__Exercise brief__: Leaving out every picture, copy the lines of the data exactly, from the first through the line containing "(446 and 273);".

----------------

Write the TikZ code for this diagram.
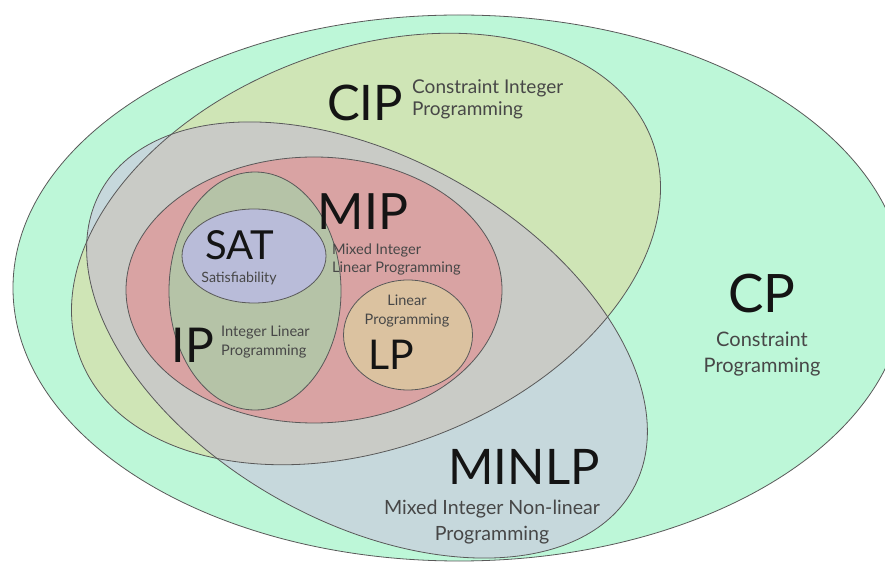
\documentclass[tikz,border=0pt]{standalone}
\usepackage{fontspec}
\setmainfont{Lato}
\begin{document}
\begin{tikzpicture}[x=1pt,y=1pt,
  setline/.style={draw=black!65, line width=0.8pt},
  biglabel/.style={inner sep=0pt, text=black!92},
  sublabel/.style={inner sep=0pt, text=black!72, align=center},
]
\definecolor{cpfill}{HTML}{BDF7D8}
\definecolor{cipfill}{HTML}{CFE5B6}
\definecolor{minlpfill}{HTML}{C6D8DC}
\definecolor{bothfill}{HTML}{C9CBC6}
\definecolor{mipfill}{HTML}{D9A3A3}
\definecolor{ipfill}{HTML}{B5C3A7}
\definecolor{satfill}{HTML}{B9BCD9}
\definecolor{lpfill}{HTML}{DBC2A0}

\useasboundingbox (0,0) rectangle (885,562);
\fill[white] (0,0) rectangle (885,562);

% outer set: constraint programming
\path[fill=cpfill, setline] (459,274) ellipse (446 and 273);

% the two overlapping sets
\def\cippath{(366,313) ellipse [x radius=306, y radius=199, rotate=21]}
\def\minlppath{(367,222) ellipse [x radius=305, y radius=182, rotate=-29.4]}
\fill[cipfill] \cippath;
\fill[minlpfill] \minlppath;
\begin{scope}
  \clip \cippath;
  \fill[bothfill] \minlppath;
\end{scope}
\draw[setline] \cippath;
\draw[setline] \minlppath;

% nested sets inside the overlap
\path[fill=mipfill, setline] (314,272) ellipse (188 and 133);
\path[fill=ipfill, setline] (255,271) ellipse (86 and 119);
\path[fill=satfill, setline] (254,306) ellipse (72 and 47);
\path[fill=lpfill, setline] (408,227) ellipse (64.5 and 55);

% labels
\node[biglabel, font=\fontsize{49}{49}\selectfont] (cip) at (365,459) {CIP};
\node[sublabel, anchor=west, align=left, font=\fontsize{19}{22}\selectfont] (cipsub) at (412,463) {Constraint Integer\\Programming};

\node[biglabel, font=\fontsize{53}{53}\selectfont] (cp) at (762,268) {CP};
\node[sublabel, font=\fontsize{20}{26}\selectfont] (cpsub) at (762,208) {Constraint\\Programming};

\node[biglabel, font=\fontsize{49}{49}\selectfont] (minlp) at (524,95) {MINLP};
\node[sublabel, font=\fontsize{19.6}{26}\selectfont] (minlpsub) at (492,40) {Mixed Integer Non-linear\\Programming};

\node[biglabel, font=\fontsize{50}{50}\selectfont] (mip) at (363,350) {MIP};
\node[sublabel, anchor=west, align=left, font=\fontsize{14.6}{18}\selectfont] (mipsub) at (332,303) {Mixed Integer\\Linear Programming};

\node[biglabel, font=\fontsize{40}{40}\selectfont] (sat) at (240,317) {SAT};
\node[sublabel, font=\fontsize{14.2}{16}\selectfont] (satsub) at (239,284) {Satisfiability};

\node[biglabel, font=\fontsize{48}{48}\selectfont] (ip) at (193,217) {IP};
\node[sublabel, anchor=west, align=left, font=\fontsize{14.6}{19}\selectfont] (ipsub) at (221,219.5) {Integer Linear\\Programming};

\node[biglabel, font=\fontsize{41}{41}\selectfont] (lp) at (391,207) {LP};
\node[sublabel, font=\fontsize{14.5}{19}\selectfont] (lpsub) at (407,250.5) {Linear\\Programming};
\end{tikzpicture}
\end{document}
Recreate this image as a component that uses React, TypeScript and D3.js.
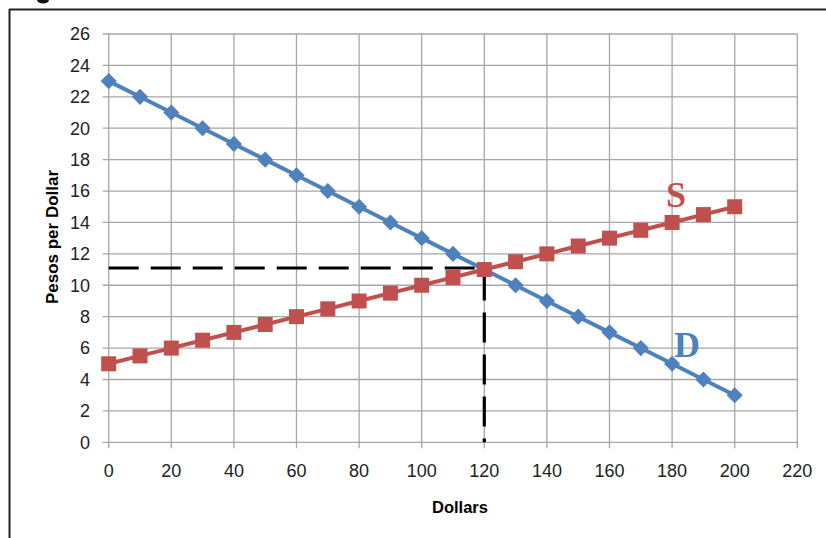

----------------

__Expected answer__:
Write the TikZ code for this diagram.
\documentclass[tikz,border=0pt]{standalone}
\usepackage{fontspec}
\setmainfont{Lato}
\begin{document}
\begin{tikzpicture}[x=1pt,y=1pt,
  setline/.style={draw=black!65, line width=0.8pt},
  biglabel/.style={inner sep=0pt, text=black!92},
  sublabel/.style={inner sep=0pt, text=black!72, align=center},
]
\definecolor{cpfill}{HTML}{BDF7D8}
\definecolor{cipfill}{HTML}{CFE5B6}
\definecolor{minlpfill}{HTML}{C6D8DC}
\definecolor{bothfill}{HTML}{C9CBC6}
\definecolor{mipfill}{HTML}{D9A3A3}
\definecolor{ipfill}{HTML}{B5C3A7}
\definecolor{satfill}{HTML}{B9BCD9}
\definecolor{lpfill}{HTML}{DBC2A0}

\useasboundingbox (0,0) rectangle (885,562);
\fill[white] (0,0) rectangle (885,562);

% outer set: constraint programming
\path[fill=cpfill, setline] (459,274) ellipse (446 and 273);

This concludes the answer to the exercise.